The Police Act 1997 (Criminal Record Certificates: Relevant Matters) (Amendment) (England and Wales) Order 2020 was initially introduced in July 2020 and debated in the House of Commons and the House of Lords before becoming law in November.

Associated draft legislation, the Rehabilitation of Offenders Act 1974 (Exceptions) Order 1975 (Amendment) (England and Wales) Order 2020, seeks to further amend the disclosure scheme for certain sensitive roles.

The changes made under the 2020 Act will have particular implications for schools, care homes and other organisations that deal with children and vulnerable adults, who rely on the disclosures made in DBS Certificates to make suitable and safe hiring decisions. In 2018/19, 5.8 million such certificates were issued.

While some employers may be concerned about these changes, particularly in relation to roles requiring a high degree of public trust, the government says the decision comes after “careful consideration” of a Supreme Court judgment, which held that the multiple conviction rule, and the requirement to disclose reprimands and warnings administered to young offenders, was disproportionate and incompatible with Article 8 of the European Convention on Human Rights (the right to a private life).

A news article published on the government website says that relaxing the current disclosure regime forms part of its plans to increase employment for ex-offenders and “strikes a balance between the needs of protecting people ensuring those who have reformed after committing offences are not disproportionately hindered by previous wrongdoing”.

Convictions and cautions for more serious offences – specifically those that are recent, unspent or resulted in a custodial sentence – will still be divulged to employers.

What happens now?

In practical terms, HR professionals, school leaders and other hiring managers will notice a difference in the results shown on DBS Certificates, which will no longer contain any information that is deemed irrelevant or unnecessary to disclose to prospective employers.

Responding to the changes, Jane Hallas, Head of the Education and Charities Team at Ellis Whittam, says: “New guidance has been issued by the government and employers should review and update their Safer Recruitment policies and procedures.
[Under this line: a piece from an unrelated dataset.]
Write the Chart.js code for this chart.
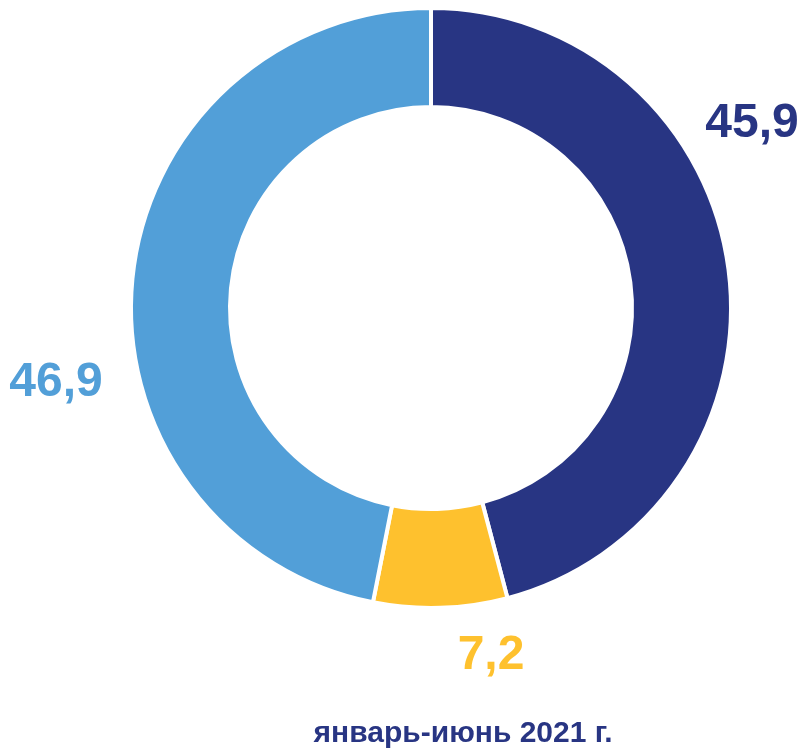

“Employers should ask applicants who are applying for roles listed on the ROA Exceptions Order which are subject to standard or enhanced DBS checks the following questions:

  1. Do you have any unspent conditional cautions or convictions under the Rehabilitation of Offenders Act 1974?
  2. Do you have any adult cautions (simple or conditional) or spent convictions that are not protected as defined by the Rehabilitation of Offenders Act 1974 (Exceptions) Order 1975 (Amendment) (England and Wales) Order 2020?”